→ INPUT DATA:
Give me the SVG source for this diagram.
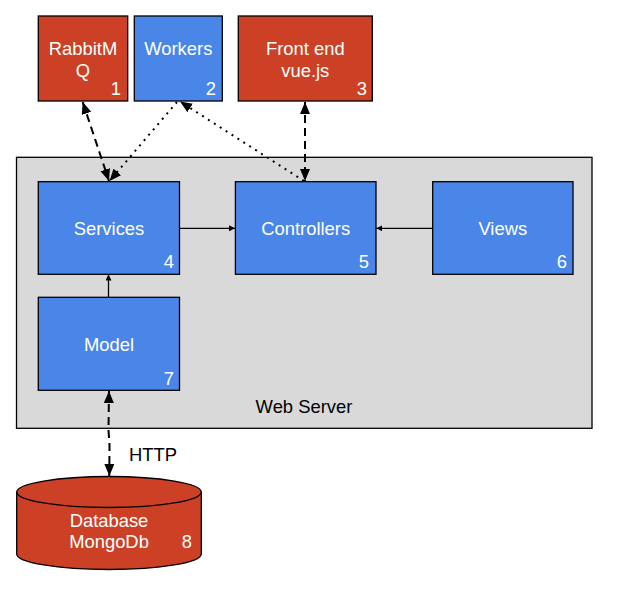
<svg xmlns="http://www.w3.org/2000/svg" width="617" height="593" viewBox="0 0 617 593">
<style>
.red{fill:#cc4125;stroke:#000;stroke-width:1.3}
.blue{fill:#4a86e8;stroke:#000;stroke-width:1.3}
.t{font-family:"Liberation Sans",Arial,sans-serif;font-size:18.4px;fill:#fff;text-anchor:middle}
.n{font-family:"Liberation Sans",Arial,sans-serif;font-size:18.4px;fill:#fff;text-anchor:end}
.k{font-family:"Liberation Sans",Arial,sans-serif;font-size:18.4px;fill:#000;text-anchor:middle}
.dash{fill:none;stroke:#000;stroke-width:2;stroke-dasharray:8 5}
.dot{fill:none;stroke:#000;stroke-width:2;stroke-dasharray:2 5}
.sol{fill:none;stroke:#000;stroke-width:1.3}
</style>
<defs>
<marker id="big" markerUnits="userSpaceOnUse" markerWidth="14" markerHeight="12" refX="12" refY="5" orient="auto-start-reverse" viewBox="0 0 14 12">
<path d="M0,0 L12,5 L0,10 z" fill="#000"/>
</marker>
<marker id="small" markerUnits="userSpaceOnUse" markerWidth="8" markerHeight="6" refX="6" refY="3" orient="auto" viewBox="0 0 8 6">
<path d="M0,0 L6,3 L0,6 z" fill="#000"/>
</marker>
</defs>
<rect width="617" height="593" fill="#fff"/>
<g id="webserver">
<rect x="16.5" y="157.3" width="575.5" height="271" fill="#d9d9d9" stroke="#000" stroke-width="1.3"/>
<text class="k" x="304" y="413">Web Server</text>
</g>
<g id="rabbitmq">
<rect class="red" x="38.3" y="16" width="89.4" height="85"/>
<text class="t" x="83" y="55">RabbitM</text>
<text class="t" x="83" y="77">Q</text>
<text class="n" x="121" y="95">1</text>
</g>
<g id="workers">
<rect class="blue" x="134.3" y="16" width="88" height="85"/>
<text class="t" x="178.3" y="55">Workers</text>
<text class="n" x="216" y="95">2</text>
</g>
<g id="frontend">
<rect class="red" x="238.3" y="16" width="134" height="85"/>
<text class="t" x="305.3" y="55">Front end</text>
<text class="t" x="305.3" y="77">vue.js</text>
<text class="n" x="367" y="95">3</text>
</g>
<g id="services">
<rect class="blue" x="38.3" y="181.7" width="141.2" height="92.6"/>
<text class="t" x="109" y="235">Services</text>
<text class="n" x="174" y="268">4</text>
</g>
<g id="controllers">
<rect class="blue" x="235.4" y="181.7" width="140.6" height="92.6"/>
<text class="t" x="305.7" y="235">Controllers</text>
<text class="n" x="369" y="268">5</text>
</g>
<g id="views">
<rect class="blue" x="432.7" y="181.7" width="140.3" height="92.6"/>
<text class="t" x="502.8" y="235">Views</text>
<text class="n" x="567" y="268">6</text>
</g>
<g id="model">
<rect class="blue" x="38.3" y="297.3" width="141.2" height="93"/>
<text class="t" x="109" y="351">Model</text>
<text class="n" x="174" y="385">7</text>
</g>
<g id="database">
<path d="M16.7,492 A92.3,15.5 0 0 1 201.3,492 V554 A92.3,15.5 0 0 1 16.7,554 Z" fill="#cc4125" stroke="#000" stroke-width="1.3"/>
<path d="M16.7,492 A92.3,15.5 0 0 0 201.3,492" fill="none" stroke="#000" stroke-width="1.3"/>
<text class="t" x="109" y="527">Database</text>
<text class="t" x="109" y="548">MongoDb</text>
<text class="n" x="192" y="548">8</text>
</g>
<g id="connectors">
<line class="dash" x1="82.7" y1="102" x2="109" y2="181" marker-start="url(#big)" marker-end="url(#big)"/>
<line class="dot" x1="177" y1="102" x2="109.5" y2="181" marker-end="url(#big)"/>
<line class="dot" x1="304" y1="181" x2="180" y2="101.5" marker-end="url(#big)"/>
<line class="dash" x1="305" y1="102" x2="305" y2="181" marker-start="url(#big)" marker-end="url(#big)"/>
<line class="sol" x1="179.5" y1="228.3" x2="235" y2="228.3" marker-end="url(#small)"/>
<line class="sol" x1="432.7" y1="228.3" x2="376.3" y2="228.3" marker-end="url(#small)"/>
<line class="sol" x1="108.5" y1="297.3" x2="108.5" y2="274.6" marker-end="url(#small)"/>
<path class="dash" d="M109,391 L108.5,430 L109.5,445 L109.3,476" marker-start="url(#big)" marker-end="url(#big)"/>
<text class="k" x="153" y="461" style="fill:#000">HTTP</text>
</g>
</svg>
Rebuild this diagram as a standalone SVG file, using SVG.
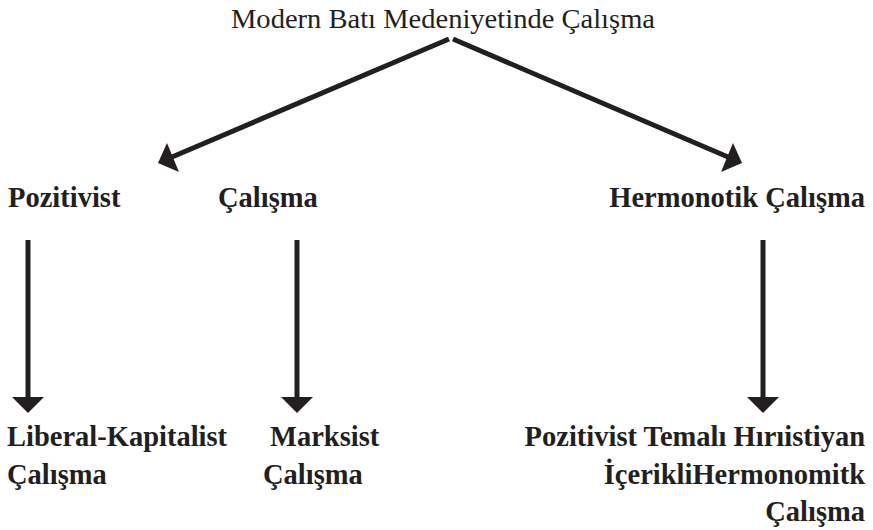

→ YOUR INSTRUCTIONS:
Copy each line above precisely, dropping the pictures.

→ WORKED SOLUTION:
Give me the SVG source for this diagram.
<svg xmlns="http://www.w3.org/2000/svg" width="617" height="593" viewBox="0 0 617 593">
<style>
.red{fill:#cc4125;stroke:#000;stroke-width:1.3}
.blue{fill:#4a86e8;stroke:#000;stroke-width:1.3}
.t{font-family:"Liberation Sans",Arial,sans-serif;font-size:18.4px;fill:#fff;text-anchor:middle}
.n{font-family:"Liberation Sans",Arial,sans-serif;font-size:18.4px;fill:#fff;text-anchor:end}
.k{font-family:"Liberation Sans",Arial,sans-serif;font-size:18.4px;fill:#000;text-anchor:middle}
.dash{fill:none;stroke:#000;stroke-width:2;stroke-dasharray:8 5}
.dot{fill:none;stroke:#000;stroke-width:2;stroke-dasharray:2 5}
.sol{fill:none;stroke:#000;stroke-width:1.3}
</style>
<defs>
<marker id="big" markerUnits="userSpaceOnUse" markerWidth="14" markerHeight="12" refX="12" refY="5" orient="auto-start-reverse" viewBox="0 0 14 12">
<path d="M0,0 L12,5 L0,10 z" fill="#000"/>
</marker>
<marker id="small" markerUnits="userSpaceOnUse" markerWidth="8" markerHeight="6" refX="6" refY="3" orient="auto" viewBox="0 0 8 6">
<path d="M0,0 L6,3 L0,6 z" fill="#000"/>
</marker>
</defs>
<rect width="617" height="593" fill="#fff"/>
<g id="webserver">
<rect x="16.5" y="157.3" width="575.5" height="271" fill="#d9d9d9" stroke="#000" stroke-width="1.3"/>
<text class="k" x="304" y="413">Web Server</text>
</g>
<g id="rabbitmq">
<rect class="red" x="38.3" y="16" width="89.4" height="85"/>
<text class="t" x="83" y="55">RabbitM</text>
<text class="t" x="83" y="77">Q</text>
<text class="n" x="121" y="95">1</text>
</g>
<g id="workers">
<rect class="blue" x="134.3" y="16" width="88" height="85"/>
<text class="t" x="178.3" y="55">Workers</text>
<text class="n" x="216" y="95">2</text>
</g>
<g id="frontend">
<rect class="red" x="238.3" y="16" width="134" height="85"/>
<text class="t" x="305.3" y="55">Front end</text>
<text class="t" x="305.3" y="77">vue.js</text>
<text class="n" x="367" y="95">3</text>
</g>
<g id="services">
<rect class="blue" x="38.3" y="181.7" width="141.2" height="92.6"/>
<text class="t" x="109" y="235">Services</text>
<text class="n" x="174" y="268">4</text>
</g>
<g id="controllers">
<rect class="blue" x="235.4" y="181.7" width="140.6" height="92.6"/>
<text class="t" x="305.7" y="235">Controllers</text>
<text class="n" x="369" y="268">5</text>
</g>
<g id="views">
<rect class="blue" x="432.7" y="181.7" width="140.3" height="92.6"/>
<text class="t" x="502.8" y="235">Views</text>
<text class="n" x="567" y="268">6</text>
</g>
<g id="model">
<rect class="blue" x="38.3" y="297.3" width="141.2" height="93"/>
<text class="t" x="109" y="351">Model</text>
<text class="n" x="174" y="385">7</text>
</g>
<g id="database">
<path d="M16.7,492 A92.3,15.5 0 0 1 201.3,492 V554 A92.3,15.5 0 0 1 16.7,554 Z" fill="#cc4125" stroke="#000" stroke-width="1.3"/>
<path d="M16.7,492 A92.3,15.5 0 0 0 201.3,492" fill="none" stroke="#000" stroke-width="1.3"/>
<text class="t" x="109" y="527">Database</text>
<text class="t" x="109" y="548">MongoDb</text>
<text class="n" x="192" y="548">8</text>
</g>
<g id="connectors">
<line class="dash" x1="82.7" y1="102" x2="109" y2="181" marker-start="url(#big)" marker-end="url(#big)"/>
<line class="dot" x1="177" y1="102" x2="109.5" y2="181" marker-end="url(#big)"/>
<line class="dot" x1="304" y1="181" x2="180" y2="101.5" marker-end="url(#big)"/>
<line class="dash" x1="305" y1="102" x2="305" y2="181" marker-start="url(#big)" marker-end="url(#big)"/>
<line class="sol" x1="179.5" y1="228.3" x2="235" y2="228.3" marker-end="url(#small)"/>
<line class="sol" x1="432.7" y1="228.3" x2="376.3" y2="228.3" marker-end="url(#small)"/>
<line class="sol" x1="108.5" y1="297.3" x2="108.5" y2="274.6" marker-end="url(#small)"/>
<path class="dash" d="M109,391 L108.5,430 L109.5,445 L109.3,476" marker-start="url(#big)" marker-end="url(#big)"/>
<text class="k" x="153" y="461" style="fill:#000">HTTP</text>
</g>
</svg>
Rebuild this diagram as a standalone SVG file, using SVG.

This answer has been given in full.